Copernicus Climate Data Store

CSIC
UCM
IGEO

Pseudo-Code

This example comes from this github issue on graphcast.

import cdsapi
import os
import datetime
from netCDF4 import Dataset
import numpy as np
from glob import glob

def download_era5_data(date_str, levels, grid, save_dir):
    c = cdsapi.Client()

    # download the data at all levels
    c.retrieve('reanalysis-era5-complete', {
        'date'    : date_str,
        'levelist': '/'.join([str(x) for x in levels]),
        'levtype' : 'pl',
        'param'   : '/'.join([str(x) for x in era5_pram_codes_levels]),
        'stream'  : 'oper',
        'time'    : '00/to/23/by/6', 
        'type'    : 'an',
        'grid'    : grid,               
        'format'  : 'netcdf',                
    }, f'{save_dir}/levels.nc') 

    # download the data at the surface
    c.retrieve('reanalysis-era5-single-levels', {
        'date'    : date_str,
        'product_type': 'reanalysis',
        'param'   : '/'.join([str(x) for x in era5_pram_codes_surface]),
        'time'    : '00/to/23/by/6', 
        'grid'    : grid,               
        'format'  : 'netcdf',                
    }, f'{save_dir}/surface.nc') 

    # download the precipitation data for the given day
    c.retrieve('reanalysis-era5-single-levels', {
        'date'    : date_str,
        'product_type': 'reanalysis',
        'param'   : era5_precipitation_code,
        'time'    : '00/to/18/by/1', 
        'grid'    : grid,               
        'format'  : 'netcdf',                
    }, f'{save_dir}/precipitation.nc')
    
    # download the last 6 hours of the previous day
    date = datetime.datetime.strptime(date_str, '%Y-%m-%d')
    prev_date = date - datetime.timedelta(days=1)
    prev_date_str = prev_date.strftime('%Y-%m-%d')
    c.retrieve('reanalysis-era5-single-levels', {
        'date'    : prev_date_str,
        'product_type': 'reanalysis',
        'param'   : era5_precipitation_code,
        'time'    : '19/to/23/by/1', 
        'grid'    : grid,               
        'format'  : 'netcdf',                
    }, f'{save_dir}/prev_precipitation.nc')

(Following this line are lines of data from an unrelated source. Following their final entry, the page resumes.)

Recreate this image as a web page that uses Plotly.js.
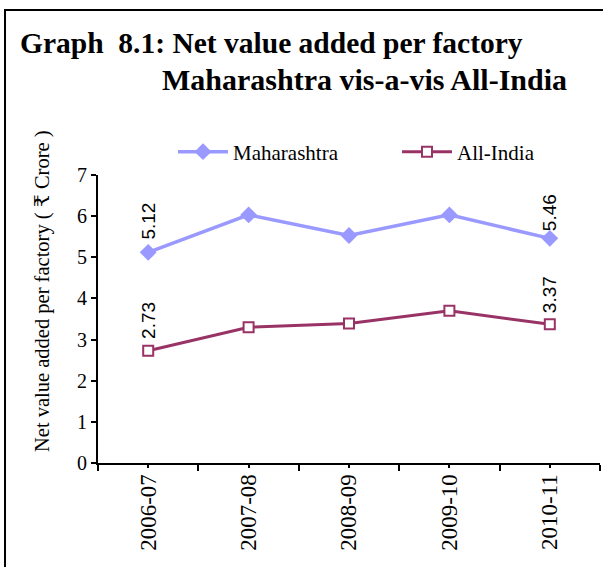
<!DOCTYPE html>
<html>
<head>
<meta charset="utf-8">
<script src="https://cdn.plot.ly/plotly-3.0.1.min.js"></script>
<style>
html,body{margin:0;padding:0;background:#fff;overflow:hidden;}
#chart{width:603px;height:567px;}
</style>
</head>
<body>
<div id="chart"></div>
<script>
// ---- data ----
const years = ["2006-07", "2007-08", "2008-09", "2009-10", "2010-11"];
const maharashtra = [5.12, 6.03, 5.53, 6.03, 5.46];
const allIndia = [2.73, 3.30, 3.39, 3.70, 3.37];
const seriesNames = ["Maharashtra", "All-India"];
const labelledIdx = [0, 4]; // points that carry data labels
const titleLine1 = "Graph  8.1: Net value added per factory";
const titleLine2 = "Maharashtra vis-a-vis All-India";
const yTitle = "Net value added per factory ( \u20B9 Crore )";

// ---- geometry helpers ----
const W = 603, H = 567;
const M = {l: 98, r: 3, t: 175, b: 104};
const PW = W - M.l - M.r, PH = H - M.t - M.b;
const px2x = p => (p - M.l) / PW;
const px2y = p => 1 - (p - M.t) / PH;

const serif = "Liberation Serif, Times New Roman, DejaVu Serif, serif";
const sans = "Liberation Sans, Arial, sans-serif";
const cMah = "#9999FF", cInd = "#993366";

const traces = [
  {
    x: years, y: maharashtra, name: seriesNames[0], type: "scatter", mode: "lines+markers",
    line: {color: cMah, width: 3.5},
    marker: {symbol: "diamond", size: 13, color: cMah},
    xaxis: "x", yaxis: "y", hoverinfo: "x+y", legend: "legend"
  },
  {
    x: years, y: allIndia, name: seriesNames[1], type: "scatter", mode: "lines+markers",
    line: {color: cInd, width: 3},
    marker: {symbol: "square", size: 10, color: "#ffffff", line: {color: cInd, width: 2}},
    xaxis: "x2", yaxis: "y", hoverinfo: "x+y", legend: "legend2"
  }
];

const lblFont = {family: sans, size: 19, color: "#000"};
const annotations = [];
labelledIdx.forEach(i => {
  annotations.push({
    x: years[i], y: maharashtra[i], xref: "x", yref: "y",
    text: maharashtra[i].toFixed(2), textangle: -90, showarrow: false,
    xanchor: "center", yanchor: "middle", yshift: i === 0 ? 31 : 26,
    font: lblFont
  });
  annotations.push({
    x: years[i], y: allIndia[i], xref: "x2", yref: "y",
    text: allIndia[i].toFixed(2), textangle: -90, showarrow: false,
    xanchor: "center", yanchor: "middle", yshift: 30,
    font: lblFont
  });
});
annotations.push({
  x: px2x(18), y: px2y(43), xref: "paper", yref: "paper",
  text: "<b>" + titleLine1 + "</b>", showarrow: false, xanchor: "left", yanchor: "middle",
  font: {family: serif, size: 29.5, color: "#000"}
});
annotations.push({
  x: px2x(160), y: px2y(79), xref: "paper", yref: "paper",
  text: "<b>" + titleLine2 + "</b>", showarrow: false, xanchor: "left", yanchor: "middle",
  font: {family: serif, size: 30, color: "#000"}
});
annotations.push({
  x: px2x(42), y: px2y(291), xref: "paper", yref: "paper",
  text: yTitle, textangle: -90, showarrow: false, xanchor: "center", yanchor: "middle",
  font: {family: serif, size: 20.5, color: "#000"}
});

const legFont = {family: serif, size: 21, color: "#000"};
const layout = {
  width: W, height: H,
  margin: M,
  paper_bgcolor: "#fff", plot_bgcolor: "#fff",
  showlegend: true,
  legend: {
    orientation: "h", x: px2x(173), y: px2y(152), xanchor: "left", yanchor: "middle",
    font: legFont, bgcolor: "rgba(0,0,0,0)", itemwidth: 50
  },
  legend2: {
    orientation: "h", x: px2x(397), y: px2y(152), xanchor: "left", yanchor: "middle",
    font: legFont, bgcolor: "rgba(0,0,0,0)", itemwidth: 50
  },
  xaxis: {
    type: "category", categoryarray: years, range: [-0.5, 4.5],
    tickson: "boundaries", ticks: "outside", ticklen: 6, tickwidth: 2, tickcolor: "#000",
    showline: true, linecolor: "#000", linewidth: 2, showgrid: false, zeroline: false,
    tickangle: -90, tickfont: {family: serif, size: 23, color: "#000"}, fixedrange: true
  },
  xaxis2: {
    type: "category", categoryarray: years, range: [-0.5, 4.5], overlaying: "x", anchor: "y",
    side: "bottom", ticks: "outside", ticklen: 4, tickwidth: 2, tickcolor: "#000",
    showticklabels: false, showline: false, showgrid: false, zeroline: false, fixedrange: true
  },
  yaxis: {
    range: [0, 7], dtick: 1, ticks: "outside", ticklen: 5, tickwidth: 2, tickcolor: "#000",
    showline: true, linecolor: "#000", linewidth: 2, showgrid: false, zeroline: false,
    tickfont: {family: serif, size: 20, color: "#000"}, fixedrange: true
  },
  annotations: annotations,
  shapes: [{
    type: "rect", xref: "paper", yref: "paper", layer: "above",
    x0: px2x(5), y0: px2y(10), x1: px2x(700), y1: px2y(700),
    line: {color: "#000", width: 2}, fillcolor: "rgba(0,0,0,0)"
  }]
};

Plotly.newPlot("chart", traces, layout, {displayModeBar: false, staticPlot: true});
</script>
</body>
</html>
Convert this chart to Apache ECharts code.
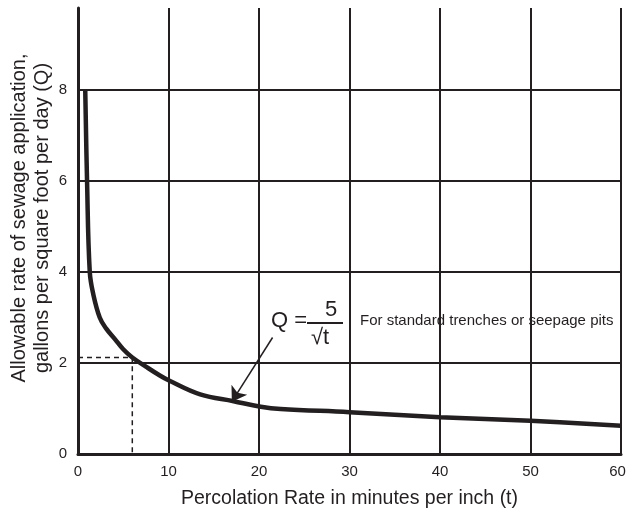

    # calculate the total precipitation for the previous 6 hours
    ds_l = Dataset(f'{save_dir}/levels.nc')
    ds_s = Dataset(f'{save_dir}/surface.nc')
    dsp1 = Dataset(f'{save_dir}/prev_precipitation.nc')
    dsp2 = Dataset(f'{save_dir}/precipitation.nc')
    precip = np.concatenate([dsp1['tp'][:], dsp2['tp'][:]], axis=0)
    _, nlat, nlon = precip.shape
    precip_6hr = np.zeros((4, nlat, nlon))
    for i in range(4):
        precip_6hr[i, :, :] = np.sum(precip[i*6:(i+1)*6, :, :], axis=0)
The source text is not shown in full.